Corresponding dataset operation name

Stage

Operation stage

Occurrences

Operation occurrence times

Avg. time(us)

Operation average time (microseconds)

Custom Info

Custom information

kernel_details.csv

kernel_details.csv file is controlled by the ProfilerActivity.NPU switch, the file contains the information of all operators executed on NPU. If the user calls schedule in the front end to collect step data, the Step Id field will be added.

The difference from the data collected by the Ascend PyTorch Profiler interface is that when the with_stack switch is turned on, MindSpore Profiler will concatenate the stack information to the Name field.

trace_view.json

trace_view.json is recommended to be opened using MindStudio Insight tool or chrome://tracing/. MindSpore Profiler does not support the record_shapes and GC functions.

Other Performance Data

The specific field and meaning of other performance data files can be referred to Ascend official documentation.

Common Tool Issues and Solutions

Common Issues with step Collection Performance Data

schedule Configuration Error Problem

schedule configuration related parameters have 5 parameters: wait, warm_up, active, repeat, skip_first. Each parameter must be greater than or equal to 0; active must be greater than or equal to 1, otherwise a warning will be thrown and set to the default value 1; if repeat is set to 0, it means that the repeat parameter does not take effect, Profiler will determine the number of loops according to the number of model training times.

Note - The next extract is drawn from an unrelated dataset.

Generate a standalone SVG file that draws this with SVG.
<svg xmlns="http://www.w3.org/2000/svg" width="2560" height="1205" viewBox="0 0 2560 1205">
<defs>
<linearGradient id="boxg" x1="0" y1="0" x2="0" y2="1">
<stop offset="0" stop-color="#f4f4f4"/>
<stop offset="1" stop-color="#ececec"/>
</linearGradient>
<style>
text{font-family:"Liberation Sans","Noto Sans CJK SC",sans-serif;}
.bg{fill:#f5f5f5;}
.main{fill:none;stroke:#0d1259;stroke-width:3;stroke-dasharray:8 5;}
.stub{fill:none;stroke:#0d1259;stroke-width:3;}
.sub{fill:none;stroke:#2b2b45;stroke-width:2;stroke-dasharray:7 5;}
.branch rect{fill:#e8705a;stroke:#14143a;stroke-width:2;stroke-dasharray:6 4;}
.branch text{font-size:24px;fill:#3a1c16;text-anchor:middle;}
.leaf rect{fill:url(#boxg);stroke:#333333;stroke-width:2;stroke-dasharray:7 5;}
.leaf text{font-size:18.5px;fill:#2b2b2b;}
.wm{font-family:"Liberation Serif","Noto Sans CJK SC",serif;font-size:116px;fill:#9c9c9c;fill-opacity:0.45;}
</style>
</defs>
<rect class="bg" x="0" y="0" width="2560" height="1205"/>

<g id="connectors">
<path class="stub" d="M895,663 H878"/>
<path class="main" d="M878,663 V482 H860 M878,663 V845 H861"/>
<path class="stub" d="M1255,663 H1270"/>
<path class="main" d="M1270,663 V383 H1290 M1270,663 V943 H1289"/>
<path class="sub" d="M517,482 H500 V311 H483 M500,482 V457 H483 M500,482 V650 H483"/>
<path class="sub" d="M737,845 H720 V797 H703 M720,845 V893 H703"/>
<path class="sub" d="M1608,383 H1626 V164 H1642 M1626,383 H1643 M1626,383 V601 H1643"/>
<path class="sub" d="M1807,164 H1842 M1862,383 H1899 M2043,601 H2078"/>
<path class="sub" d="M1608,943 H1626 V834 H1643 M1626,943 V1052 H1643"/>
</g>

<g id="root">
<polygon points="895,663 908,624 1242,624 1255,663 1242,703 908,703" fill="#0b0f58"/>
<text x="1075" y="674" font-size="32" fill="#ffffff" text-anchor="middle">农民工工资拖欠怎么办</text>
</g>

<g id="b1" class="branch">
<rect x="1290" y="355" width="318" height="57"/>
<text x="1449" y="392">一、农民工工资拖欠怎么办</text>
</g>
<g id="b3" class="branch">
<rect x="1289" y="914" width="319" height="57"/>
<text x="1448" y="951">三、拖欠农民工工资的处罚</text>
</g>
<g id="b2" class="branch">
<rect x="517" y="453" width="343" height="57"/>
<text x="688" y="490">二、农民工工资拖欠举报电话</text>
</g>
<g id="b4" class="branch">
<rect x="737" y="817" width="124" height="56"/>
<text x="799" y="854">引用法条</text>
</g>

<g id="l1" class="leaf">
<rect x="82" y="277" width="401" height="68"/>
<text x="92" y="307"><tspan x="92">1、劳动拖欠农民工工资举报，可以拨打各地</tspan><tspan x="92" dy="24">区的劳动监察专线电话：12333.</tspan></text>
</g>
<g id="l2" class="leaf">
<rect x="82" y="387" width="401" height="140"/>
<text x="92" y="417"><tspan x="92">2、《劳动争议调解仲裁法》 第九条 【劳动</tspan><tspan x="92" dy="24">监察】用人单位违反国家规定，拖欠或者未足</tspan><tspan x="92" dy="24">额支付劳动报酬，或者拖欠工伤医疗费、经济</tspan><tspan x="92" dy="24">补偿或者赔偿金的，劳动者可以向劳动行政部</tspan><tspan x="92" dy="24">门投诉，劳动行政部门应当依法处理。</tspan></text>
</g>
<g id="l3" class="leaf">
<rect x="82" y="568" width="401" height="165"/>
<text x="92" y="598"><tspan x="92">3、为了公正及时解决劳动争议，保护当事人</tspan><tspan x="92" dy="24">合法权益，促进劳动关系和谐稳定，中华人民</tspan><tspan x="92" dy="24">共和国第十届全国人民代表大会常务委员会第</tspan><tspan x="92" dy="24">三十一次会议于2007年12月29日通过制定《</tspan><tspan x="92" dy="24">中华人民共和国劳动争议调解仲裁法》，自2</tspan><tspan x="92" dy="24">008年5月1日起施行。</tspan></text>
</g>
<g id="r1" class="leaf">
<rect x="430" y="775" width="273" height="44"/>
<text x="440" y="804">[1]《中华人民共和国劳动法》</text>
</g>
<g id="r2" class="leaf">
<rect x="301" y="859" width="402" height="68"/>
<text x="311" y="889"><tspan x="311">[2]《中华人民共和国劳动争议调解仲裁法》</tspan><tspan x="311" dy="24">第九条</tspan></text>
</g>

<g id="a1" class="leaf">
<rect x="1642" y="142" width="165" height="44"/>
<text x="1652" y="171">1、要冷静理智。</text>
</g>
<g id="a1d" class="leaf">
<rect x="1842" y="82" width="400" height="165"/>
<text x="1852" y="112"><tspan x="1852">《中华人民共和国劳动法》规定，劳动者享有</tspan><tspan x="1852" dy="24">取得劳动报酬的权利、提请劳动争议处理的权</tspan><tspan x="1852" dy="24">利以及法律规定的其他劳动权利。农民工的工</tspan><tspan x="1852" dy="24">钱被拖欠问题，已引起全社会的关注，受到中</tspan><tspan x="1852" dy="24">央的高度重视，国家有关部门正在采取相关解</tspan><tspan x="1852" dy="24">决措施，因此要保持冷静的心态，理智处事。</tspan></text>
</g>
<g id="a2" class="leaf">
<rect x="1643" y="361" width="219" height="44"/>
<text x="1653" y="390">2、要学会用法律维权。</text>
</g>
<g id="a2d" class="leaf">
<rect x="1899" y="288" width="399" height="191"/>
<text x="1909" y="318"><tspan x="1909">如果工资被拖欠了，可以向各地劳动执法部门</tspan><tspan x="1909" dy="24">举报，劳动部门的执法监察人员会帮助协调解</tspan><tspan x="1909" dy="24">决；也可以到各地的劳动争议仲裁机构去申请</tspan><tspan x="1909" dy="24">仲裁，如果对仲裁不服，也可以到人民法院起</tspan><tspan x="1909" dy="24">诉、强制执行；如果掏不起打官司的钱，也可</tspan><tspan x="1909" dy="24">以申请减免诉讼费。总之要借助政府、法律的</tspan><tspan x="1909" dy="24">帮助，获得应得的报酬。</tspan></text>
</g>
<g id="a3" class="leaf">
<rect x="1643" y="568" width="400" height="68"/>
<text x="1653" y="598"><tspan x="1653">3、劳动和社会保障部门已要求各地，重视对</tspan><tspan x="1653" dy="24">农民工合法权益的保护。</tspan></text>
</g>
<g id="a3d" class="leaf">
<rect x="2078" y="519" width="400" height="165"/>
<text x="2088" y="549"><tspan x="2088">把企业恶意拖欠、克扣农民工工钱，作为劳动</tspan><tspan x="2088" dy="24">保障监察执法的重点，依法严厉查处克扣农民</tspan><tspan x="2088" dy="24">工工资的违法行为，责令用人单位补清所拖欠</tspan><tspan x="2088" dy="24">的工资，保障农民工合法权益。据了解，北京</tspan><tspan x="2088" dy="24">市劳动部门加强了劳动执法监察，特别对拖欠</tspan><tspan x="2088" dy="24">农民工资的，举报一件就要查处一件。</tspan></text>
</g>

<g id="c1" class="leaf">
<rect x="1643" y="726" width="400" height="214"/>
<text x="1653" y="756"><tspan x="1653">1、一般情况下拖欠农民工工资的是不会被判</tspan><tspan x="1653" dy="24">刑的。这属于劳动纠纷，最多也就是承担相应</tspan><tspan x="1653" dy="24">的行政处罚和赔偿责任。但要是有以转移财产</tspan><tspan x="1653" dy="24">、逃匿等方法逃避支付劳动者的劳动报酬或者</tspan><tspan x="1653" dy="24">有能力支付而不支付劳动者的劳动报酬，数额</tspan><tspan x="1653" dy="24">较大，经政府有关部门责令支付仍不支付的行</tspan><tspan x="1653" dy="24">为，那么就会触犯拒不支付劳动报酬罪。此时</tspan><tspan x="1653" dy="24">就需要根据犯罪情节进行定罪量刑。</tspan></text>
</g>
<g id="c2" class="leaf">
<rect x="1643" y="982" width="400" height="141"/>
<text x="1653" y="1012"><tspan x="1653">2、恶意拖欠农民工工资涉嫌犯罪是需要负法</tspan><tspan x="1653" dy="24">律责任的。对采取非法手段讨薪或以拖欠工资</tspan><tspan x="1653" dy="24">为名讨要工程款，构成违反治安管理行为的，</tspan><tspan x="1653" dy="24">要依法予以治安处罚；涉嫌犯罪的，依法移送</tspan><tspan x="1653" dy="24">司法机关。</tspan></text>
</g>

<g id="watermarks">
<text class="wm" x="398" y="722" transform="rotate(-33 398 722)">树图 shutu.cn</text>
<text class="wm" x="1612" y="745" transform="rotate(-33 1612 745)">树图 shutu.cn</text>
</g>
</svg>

schedule and step Configuration Mismatch Problem

Normally, the schedule configuration should be less than the number of model training times, that is, repeat*(wait+warm_up+active)+skip_first should be less than the number of model training times. If the schedule configuration is greater than the number of model training times, Profiler will throw an exception warning, but this will not interrupt the model training, but there may be incomplete data collection and analysis.